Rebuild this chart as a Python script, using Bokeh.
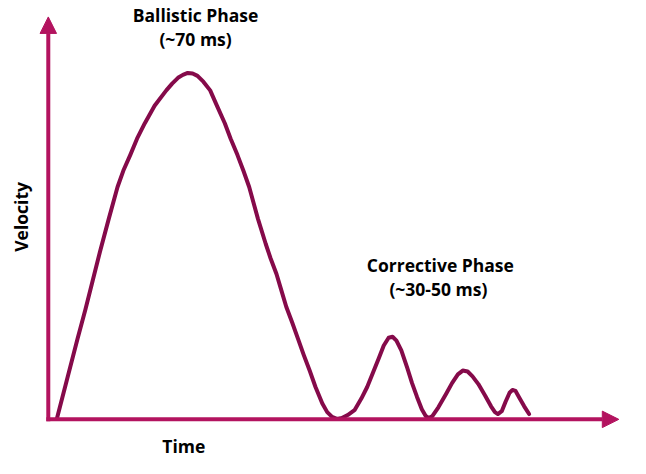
from bokeh.plotting import figure
from bokeh.models import Arrow, NormalHead, Label, ColumnDataSource
from bokeh.embed import file_html
from bokeh.resources import INLINE

# Velocity profile (time units, velocity units; origin at axes corner)
time = [9, 19, 30, 38, 45.5, 53, 62, 71, 77, 84, 91, 99, 109, 121, 127, 133, 138, 143,
        148, 153, 159, 166, 173, 181, 187, 194, 200, 206, 215, 223, 228, 234, 239, 244,
        250, 256, 262, 268, 274, 281, 286, 291, 296, 301, 307, 314, 321, 327, 333, 339,
        344, 349, 353, 357, 362, 368, 373, 378, 383, 387, 390, 394, 400, 408, 414, 420,
        425, 430, 435, 441, 448, 454, 458, 461, 465, 469, 473, 476, 479, 483, 488, 493]
velocity = [1.5, 40.5, 83.5, 113.5, 143.5, 173.5, 207.5, 240.5, 257.5, 273.5, 290.5,
            306.5, 324.5, 340.5, 347.5, 353.5, 356.5, 358.5, 358, 355.5, 349.5, 340.5,
            324.5, 306.5, 290.5, 273.5, 257.5, 240.5, 207.5, 181.5, 166.5, 150.5, 133.5,
            116.5, 100.5, 83.5, 66.5, 50.5, 33.5, 16.5, 7.5, 2.5, 0.5, 1.5, 4.5, 9.5,
            21.5, 33.5, 48.5, 63.5, 76.5, 84.5, 85.5, 81.5, 71.5, 53.5, 37.5, 23.5, 10.5,
            3.5, 1.5, 3.5, 12.5, 26.5, 37.5, 46.5, 50.5, 49.5, 44.5, 36.5, 24.5, 13.5,
            7.5, 5.5, 8.5, 18.5, 27.5, 30.5, 29.5, 22.5, 13.5, 5.5]

axis_x_end = 585      # x-axis arrow tip
axis_y_end = 416.5    # y-axis arrow tip

annotations = [
    ("Ballistic Phase", 151, 418.5),
    ("(~70 ms)", 151, 393.5),
    ("Corrective Phase", 402, 159.5),
    ("(~30-50 ms)", 400, 134.5),
    ("Time", 139, -27.5),
]
y_label = ("Velocity", -28, 209.5)

AXIS_COLOR = "#B3135F"
CURVE_COLOR = "#850A4A"
FONT = "Open Sans"
FONT_SIZE = "17.5px"

p = figure(width=630, height=458, output_backend="svg", toolbar_location=None,
           x_range=(-49, 597), y_range=(-40.5, 433.5), min_border=0,
           outline_line_color=None, background_fill_color="white")
p.axis.visible = False
p.grid.visible = False

# axes with arrow heads
p.add_layout(Arrow(x_start=-2, y_start=0, x_end=axis_x_end, y_end=0,
                   line_color=AXIS_COLOR, line_width=4,
                   end=NormalHead(size=16.5, fill_color=AXIS_COLOR, line_color=AXIS_COLOR, line_width=1)))
p.add_layout(Arrow(x_start=0, y_start=-2, x_end=0, y_end=axis_y_end,
                   line_color=AXIS_COLOR, line_width=4,
                   end=NormalHead(size=16.5, fill_color=AXIS_COLOR, line_color=AXIS_COLOR, line_width=1)))

src = ColumnDataSource(dict(t=time, v=velocity))
p.line("t", "v", source=src, line_color=CURVE_COLOR, line_width=4,
       line_join="round", line_cap="round")

for txt, x, y in annotations:
    p.add_layout(Label(x=x, y=y, text=txt, text_align="center", text_baseline="middle",
                       text_font=FONT, text_font_style="bold", text_font_size=FONT_SIZE,
                       text_color="black"))
p.add_layout(Label(x=y_label[1], y=y_label[2], text=y_label[0], angle=90, angle_units="deg",
                   text_align="center", text_baseline="middle",
                   text_font=FONT, text_font_style="bold", text_font_size=FONT_SIZE,
                   text_color="black"))

open("out.html", "w").write(file_html(p, INLINE))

§ PROMPT
The listing above needs to be output again exactly. Don't include the pictures.

§ EXPECTED ANSWER
Rebuild this chart as a Python script, using Bokeh.
from bokeh.plotting import figure
from bokeh.models import Arrow, NormalHead, Label, ColumnDataSource
from bokeh.embed import file_html
from bokeh.resources import INLINE

# Velocity profile (time units, velocity units; origin at axes corner)
time = [9, 19, 30, 38, 45.5, 53, 62, 71, 77, 84, 91, 99, 109, 121, 127, 133, 138, 143,
        148, 153, 159, 166, 173, 181, 187, 194, 200, 206, 215, 223, 228, 234, 239, 244,
        250, 256, 262, 268, 274, 281, 286, 291, 296, 301, 307, 314, 321, 327, 333, 339,
        344, 349, 353, 357, 362, 368, 373, 378, 383, 387, 390, 394, 400, 408, 414, 420,
        425, 430, 435, 441, 448, 454, 458, 461, 465, 469, 473, 476, 479, 483, 488, 493]
velocity = [1.5, 40.5, 83.5, 113.5, 143.5, 173.5, 207.5, 240.5, 257.5, 273.5, 290.5,
            306.5, 324.5, 340.5, 347.5, 353.5, 356.5, 358.5, 358, 355.5, 349.5, 340.5,
            324.5, 306.5, 290.5, 273.5, 257.5, 240.5, 207.5, 181.5, 166.5, 150.5, 133.5,
            116.5, 100.5, 83.5, 66.5, 50.5, 33.5, 16.5, 7.5, 2.5, 0.5, 1.5, 4.5, 9.5,
            21.5, 33.5, 48.5, 63.5, 76.5, 84.5, 85.5, 81.5, 71.5, 53.5, 37.5, 23.5, 10.5,
            3.5, 1.5, 3.5, 12.5, 26.5, 37.5, 46.5, 50.5, 49.5, 44.5, 36.5, 24.5, 13.5,
            7.5, 5.5, 8.5, 18.5, 27.5, 30.5, 29.5, 22.5, 13.5, 5.5]

axis_x_end = 585      # x-axis arrow tip
axis_y_end = 416.5    # y-axis arrow tip

annotations = [
    ("Ballistic Phase", 151, 418.5),
    ("(~70 ms)", 151, 393.5),
    ("Corrective Phase", 402, 159.5),
    ("(~30-50 ms)", 400, 134.5),
    ("Time", 139, -27.5),
]
y_label = ("Velocity", -28, 209.5)

AXIS_COLOR = "#B3135F"
CURVE_COLOR = "#850A4A"
FONT = "Open Sans"
FONT_SIZE = "17.5px"

p = figure(width=630, height=458, output_backend="svg", toolbar_location=None,
           x_range=(-49, 597), y_range=(-40.5, 433.5), min_border=0,
           outline_line_color=None, background_fill_color="white")
p.axis.visible = False
p.grid.visible = False

# axes with arrow heads
p.add_layout(Arrow(x_start=-2, y_start=0, x_end=axis_x_end, y_end=0,
                   line_color=AXIS_COLOR, line_width=4,
                   end=NormalHead(size=16.5, fill_color=AXIS_COLOR, line_color=AXIS_COLOR, line_width=1)))
p.add_layout(Arrow(x_start=0, y_start=-2, x_end=0, y_end=axis_y_end,
                   line_color=AXIS_COLOR, line_width=4,
                   end=NormalHead(size=16.5, fill_color=AXIS_COLOR, line_color=AXIS_COLOR, line_width=1)))

src = ColumnDataSource(dict(t=time, v=velocity))
p.line("t", "v", source=src, line_color=CURVE_COLOR, line_width=4,
       line_join="round", line_cap="round")

for txt, x, y in annotations:
    p.add_layout(Label(x=x, y=y, text=txt, text_align="center", text_baseline="middle",
                       text_font=FONT, text_font_style="bold", text_font_size=FONT_SIZE,
                       text_color="black"))
p.add_layout(Label(x=y_label[1], y=y_label[2], text=y_label[0], angle=90, angle_units="deg",
                   text_align="center", text_baseline="middle",
                   text_font=FONT, text_font_style="bold", text_font_size=FONT_SIZE,
                   text_color="black"))

open("out.html", "w").write(file_html(p, INLINE))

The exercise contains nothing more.